Imagine five or six different people, each of whom come to your company for different reasons. Think long and hard about what spurred them to research your industry and find you in the first place. Then create a narrative around them, describing them as if they were a character in a book.

Still tough to get your head around this idea? That’s okay. HubSpot has a wonderful free resource for creating customer personas, which you can find here.

4. List all the ways customers interact with your company.

At this stage of the process, you want to identify touchpoints. That is to say, you want to come up with a list of all the different times your customers and potential customers will interact with your brand. Here is a list to get you started:

  • Advertisements
  • Social media channels
  • Your website
  • Email marketing
  • Customer service
  • Review sites
  • Press or news media

This is not an exhaustive list, either. Branding looms large in society, and customers can interact with your brand in more ways than you can likely count.

5. Start mapping the process.

At this point, you want to start mapping out customer journeys. How you do this depends on your goals, but at a minimum, you want to map out the current customer journey and your desired customer journey.

There is no standard process that must be followed when mapping out your customers’ journeys. Indeed, some people do so by writing a story of how a customer comes to find a company in prose. Others draw it as a diagram.

To show you what just one example looks like, here is a customer journey, written in prose, borrowed from CrazyEgg:

A young woman is surfing the web for a dress, and your website catches her eye. She has never heard of your brand, but her attention is immediately grabbed by how neat everything looks.

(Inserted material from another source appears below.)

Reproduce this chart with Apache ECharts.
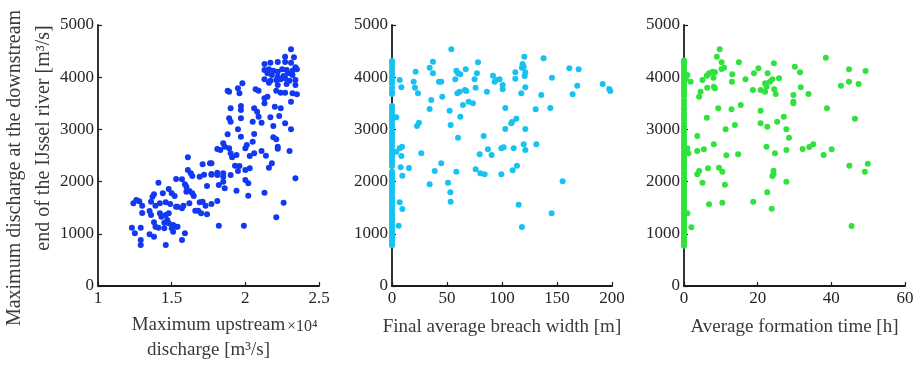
<!DOCTYPE html>
<html>
<head>
<meta charset="utf-8">
<script src="https://cdn.jsdelivr.net/npm/echarts@6/dist/echarts.min.js"></script>
<style>
html, body { margin: 0; background: #fff; }
#chart { width: 921px; height: 368px; }
</style>
</head>
<body>
<div id="chart"></div>
<script>
// values; x of the first panel is in units of 10^4 m3/s
var upstreamVsDownstream = [
  [1.23,1117],[1.24,1584],[1.26,1647],[1.28,1622],[1.25,1009],[1.29,1117],[1.30,1539],[1.30,1398],
  [1.29,881],[1.29,785],[1.35,990],[1.61,2465],[1.61,2222],[1.63,2158],[1.64,2107],[1.71,2331],
  [1.76,2350],[1.77,2146],[1.72,2133],[1.69,2094],[1.53,2050],[1.57,2043],[1.41,1980],[1.48,1858],
  [1.50,1775],[1.52,1724],[1.59,1948],[1.60,1903],[1.60,1807],[1.62,1820],[1.64,1775],[1.65,1724],
  [1.74,1916],[1.44,1775],[1.38,1756],[1.37,1711],[1.36,1615],[1.39,1539],[1.42,1583],[1.46,1603],
  [1.49,1571],[1.53,1520],[1.54,1520],[1.57,1488],[1.58,1539],[1.62,1583],[1.69,1603],[1.71,1615],
  [1.73,1539],[1.77,1571],[1.66,1443],[1.68,1443],[1.70,1392],[1.74,1373],[1.35,1437],[1.36,1360],
  [1.42,1392],[1.43,1328],[1.46,1360],[1.48,1392],[1.47,1264],[1.38,1220],[1.45,1213],[1.48,1200],
  [1.51,1168],[1.53,1136],[1.39,1136],[1.41,1117],[1.45,1105],[1.50,1105],[1.54,1136],[1.51,1041],
  [1.59,1009],[1.38,945],[1.57,881],[1.46,785],
  [2.31,4534],[2.27,4393],[2.33,4381],[2.13,4253],[2.17,4278],[2.22,4291],[2.27,4291],[2.31,4278],
  [2.34,4189],[2.13,4138],[2.16,4151],[2.19,4125],[2.22,4106],[2.25,4151],[2.28,4138],[2.32,4125],
  [2.35,4151],[2.15,4074],[2.18,4042],[2.22,4010],[2.26,4023],[2.29,4074],[2.32,4042],[2.13,3959],
  [2.17,3934],[2.21,3946],[2.24,3959],[2.27,3978],[2.30,3934],[2.34,3946],[2.16,3895],[2.22,3851],
  [2.28,3870],[2.34,3851],[2.21,3742],[2.24,3704],[2.27,3704],[2.32,3691],[2.35,3672],[2.31,3531],
  [1.88,3742],[1.89,3723],[1.95,3787],[1.96,3691],[1.98,3882],[2.07,3767],[2.09,3742],[2.13,3595],
  [2.15,3627],[2.13,3499],[2.20,3435],[2.24,3404],[1.90,3404],[1.97,3448],[1.97,3372],[2.06,3404],
  [2.08,3340],[2.09,3244],[1.89,3212],[1.90,3148],[1.97,3212],[2.05,3148],[2.11,3129],[2.17,3231],
  [2.23,3257],[2.27,3116],[2.19,3065],[2.31,3001],[1.95,3001],[1.88,2905],[1.97,2861],[2.06,2912],
  [2.19,2848],[2.21,2810],[2.05,2765],[2.01,2701],[1.85,2733],[1.86,2669],[1.89,2637],[1.81,2624],
  [1.83,2605],[1.90,2541],[1.91,2465],[1.94,2509],[2.00,2637],[2.03,2490],[2.06,2541],[2.11,2586],
  [2.14,2497],[2.22,2669],[2.22,2631],[2.30,2586],[1.77,2350],[1.93,2305],[1.96,2299],[2.03,2254],
  [2.00,2222],[2.18,2350],[2.16,2267],[1.77,2133],[1.81,2126],[1.81,2171],[1.85,2158],[1.85,2094],
  [1.90,2126],[1.95,2203],[2.34,2062],[1.82,1935],[1.85,1999],[1.86,1871],[2.00,2031],[2.02,1967],
  [1.94,1826],[2.02,1730],[2.13,1788],[1.81,1628],[2.26,1596],[2.21,1315],[1.82,1156],[1.99,1156]
];

var breachColumn = [4310,4260,4190,4120,4060,3990,3930,3880,3800,3720,3680,3450,3400,3330,3270,3210,
  3170,3100,3040,2960,2910,2850,2790,2740,2680,2610,2570,2520,2470,2410,2360,2300,2190,2140,2100,2060,
  2010,1960,1920,1880,1830,1790,1740,1700,1660,1610,1570,1520,1480,1430,1390,1350,1300,1260,1210,1170,
  1120,1080,1030,990,940,900,860,810,780];

var breachVsDownstream = [
  [53.9,4534],[37.2,4298],[34.2,4183],[21.5,4106],[7.0,3946],[19.7,3914],[37.2,4074],[42.7,3914],
  [44.8,3914],[8.5,3806],[20.9,3799],[23.6,3691],[58.5,4125],[60.0,4074],[62.1,4055],[67.0,4151],
  [78.2,4285],[77.2,4074],[75.1,3959],[57.5,3959],[59.4,3691],[61.5,3723],[66.3,3755],[67.5,3735],
  [45.7,3627],[35.7,3563],[76.0,3799],[86.3,3723],[91.8,4029],[93.3,3914],[94.8,3946],[97.8,3959],
  [69.7,3531],[73.6,3499],[64.5,3467],[34.2,3391],[52.4,3359],[62.1,3244],[0.9,3244],[3.9,3231],
  [24.5,3129],[22.7,3065],[53.3,3084],[60.0,2842],[83.3,2874],[87.2,2618],[79.7,2522],[90.6,2509],
  [99.4,2637],[3.9,2573],[7.0,2637],[9.1,2669],[8.5,2490],[26.6,2541],[7.9,2273],[15.4,2260],
  [9.4,2113],[44.8,2350],[38.8,2203],[58.5,2190],[76.0,2235],[80.3,2158],[84.2,2139],[99.4,2139],
  [34.2,1948],[50.9,1980],[53.0,1794],[53.3,1615],[7.0,1603],[9.4,1475],[6.0,1156],
  [120.3,4393],[137.8,4361],[118.7,4253],[119.7,4202],[118.1,4183],[112.1,4093],[121.2,4093],
  [120.6,4023],[112.1,3972],[100.6,3850],[100.6,3767],[121.2,3806],[117.5,3691],[145.4,3991],
  [161.2,4170],[169.7,4151],[168.4,3838],[164.2,3672],[191.5,3870],[197.5,3774],[198.4,3735],
  [135.7,3659],[103.0,3410],[130.6,3384],[143.9,3410],[113.0,3206],[109.1,3142],[108.4,3116],
  [103.0,3007],[121.2,3007],[101.5,2656],[110.6,2637],[119.7,2714],[121.2,2605],[131.2,2714],
  [113.6,2305],[109.7,2216],[155.1,2005],[115.1,1558],[145.1,1392],[118.1,1130]
];

var formationColumn = [4320,4270,4210,4150,4090,4040,3980,3920,3870,3810,3760,3700,3640,3560,3490,3420,
  3380,3310,3250,3190,3120,3060,3000,2940,2880,2820,2760,2700,2640,2590,2530,2480,2420,2370,2310,2250,
  2180,2130,2070,2020,1970,1910,1860,1810,1760,1700,1650,1590,1540,1490,1440,1390,1340,1290,1240,1190,
  1140,1090,1040,990,950,900,850,800,770];

var formationVsDownstream = [
  [9.7,4534],[8.9,4393],[10.2,4285],[10.9,4183],[10.2,4157],[14.9,4285],[7.7,4106],[8.4,4093],
  [6.8,4074],[6.2,4029],[5.0,3946],[8.0,3991],[8.1,3819],[8.4,3787],[6.3,3799],[4.5,3723],[4.1,3627],
  [1.8,3914],[0.9,4042],[0.5,3970],[13.1,4055],[13.0,3914],[16.7,3959],[19.0,4074],[20.2,4170],
  [22.7,4074],[24.4,4266],[24.0,3959],[23.3,3914],[22.0,3882],[22.4,3819],[25.8,3978],[18.7,3755],
  [20.8,3755],[22.0,3723],[24.5,3767],[24.9,3678],[9.3,3404],[12.9,3384],[15.4,3467],[20.8,3359],
  [6.2,3225],[11.3,3001],[13.8,3084],[20.8,3116],[22.6,3052],[25.3,3148],[27.1,3244],[27.8,3001],
  [28.5,2842],[3.6,2873],[3.6,2586],[5.4,2618],[8.1,2714],[0.9,2637],[1.2,2541],[11.5,2503],
  [14.7,2522],[22.4,2669],[24.7,2541],[27.8,2605],[3.6,2139],[4.1,2203],[6.5,2254],[9.5,2267],
  [10.4,2190],[5.0,1979],[11.1,1941],[24.3,2209],[24.0,2107],[24.3,2139],[22.6,1794],[27.8,1999],
  [6.8,1564],[10.4,1596],[18.8,1615],[23.8,1481],[0.9,1392],[2.0,1124],
  [38.5,4374],[30.1,4202],[31.5,4093],[44.8,4151],[49.3,4119],[42.6,3838],[44.8,3914],[47.4,3870],
  [31.7,3806],[29.7,3659],[33.8,3678],[29.7,3531],[29.7,3499],[38.8,3404],[46.4,3206],[32.2,2624],
  [34.0,2663],[35.1,2714],[37.9,2509],[40.1,2618],[44.9,2305],[49.9,2343],[49.1,2190],[45.5,1149]
];

var yTicks = { min: 0, max: 5000, step: 1000 };
var xTicks = [
  { min: 1, max: 2.5, step: 0.5 },
  { min: 0, max: 200, step: 50 },
  { min: 0, max: 60, step: 20 }
];
var xNames = ['Maximum upstream\ndischarge [m³/s]', 'Final average breach width [m]', 'Average formation time [h]'];
var colors = ['#1238f2', '#17c2f2', '#2fe23c'];

var serif = 'Liberation Serif';
var ink = '#1c1c1c';

function axisBits() {
  return {
    axisLine: { show: true, onZero: false, lineStyle: { color: ink, width: 1.8 } },
    axisTick: { show: true, inside: true, length: 4, lineStyle: { color: ink, width: 1.2 } },
    axisLabel: {
      color: '#262626', fontFamily: serif, fontSize: 17, margin: 4,
      formatter: function (v) { return String(v); }
    },
    splitLine: { show: false }
  };
}

var grids = [
  { left: 98, top: 25, width: 221, height: 261 },
  { left: 392, top: 25, width: 220, height: 261 },
  { left: 684, top: 25, width: 221, height: 261 }
];

var xAxes = xTicks.map(function (t, i) {
  return Object.assign({
    type: 'value', gridIndex: i, min: t.min, max: t.max, interval: t.step,
    name: xNames[i], nameLocation: 'middle', nameGap: i === 0 ? 27 : 29,
    nameTextStyle: { color: '#3a3a3a', fontFamily: serif, fontSize: 19, lineHeight: 25 }
  }, axisBits());
});

var yAxes = grids.map(function (g, i) {
  return Object.assign({
    type: 'value', gridIndex: i, min: yTicks.min, max: yTicks.max, interval: yTicks.step
  }, axisBits());
});

function withColumn(col, pts) {
  return col.map(function (v) { return [0, v]; }).concat(pts);
}

var seriesData = [
  upstreamVsDownstream,
  withColumn(breachColumn, breachVsDownstream),
  withColumn(formationColumn, formationVsDownstream)
];

var chart = echarts.init(document.getElementById('chart'), null, { renderer: 'canvas' });
chart.setOption({
  animation: false,
  backgroundColor: '#fff',
  grid: grids,
  xAxis: xAxes,
  yAxis: yAxes,
  series: seriesData.map(function (d, i) {
    return {
      type: 'scatter', xAxisIndex: i, yAxisIndex: i, data: d,
      symbol: 'circle', symbolSize: 6,
      itemStyle: { color: colors[i], opacity: 1 }
    };
  }),
  graphic: [
    {
      type: 'text', x: 15, y: 168, rotation: Math.PI / 2,
      style: { text: 'Maximum discharge at the downstream', fill: '#3a3a3a', font: '20px "Liberation Serif"', align: 'center', verticalAlign: 'middle' }
    },
    {
      type: 'text', x: 44, y: 138, rotation: Math.PI / 2,
      style: { text: 'end of the IJssel river [m³/s]', fill: '#3a3a3a', font: '20px "Liberation Serif"', align: 'center', verticalAlign: 'middle' }
    },
    {
      type: 'text', x: 287, y: 327,
      style: { text: '×10⁴', fill: '#3a3a3a', font: '16px "Liberation Serif"', align: 'left', verticalAlign: 'middle' }
    }
  ]
});
</script>
</body>
</html>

The drop-down menu on the women’s clothing landing page is easy to click on and search.

There’s an option for price ranges (she doesn’t want to spend a fortune), and she also has the choice to click on the clearance box. Each product is fully described and includes measurements for different countries, materials used, and care instructions.

When the customer chooses the perfect dress, she quickly checks out and decides to sign up with a new customer account because she liked the experience so much.

She bookmarks the website for future reference. This is the time when you collect her email address or zip code for marketing purposes. You should also ask her to fill out an online survey once she’s received her first order.

The customer is so happy with her first purchase that she shares photos with her friends on social media. In her post on Instagram, she mentions your store and how easy-to-use your website was.

6. Experience the customer journey firsthand.

As simple as it sounds, most companies, once they’re established, do not take the time to experience their business as their customers do. Take a few hours to play-act as a customer, find your company, and make a purchase. See what the experience is like. Does it live up to the desired customer journey? If not, ask yourself where it falls short and how you can correct this.

7. Update your map.

After you experience the customer journey firsthand, update your map to reflect information you gained in the process. It’s possible, and even likely, that in your first pass, you omitted steps from the customer journey map. It’s very easy to do.

By going back and filling in the blanks, you turn this from being an intellectual exercise to being a practical one. Your customer journey map will reflect the real experiences of your customers, and not merely what you expect their experiences to be.

Final Thoughts

Understanding the customer journey is the ultimate exercise in empathy. Spending time thinking about the experiences your customers have helps you understand how your business interacts with them. This makes it easy to identify areas for improvement so that you can continue to please your customers and thrive as a business!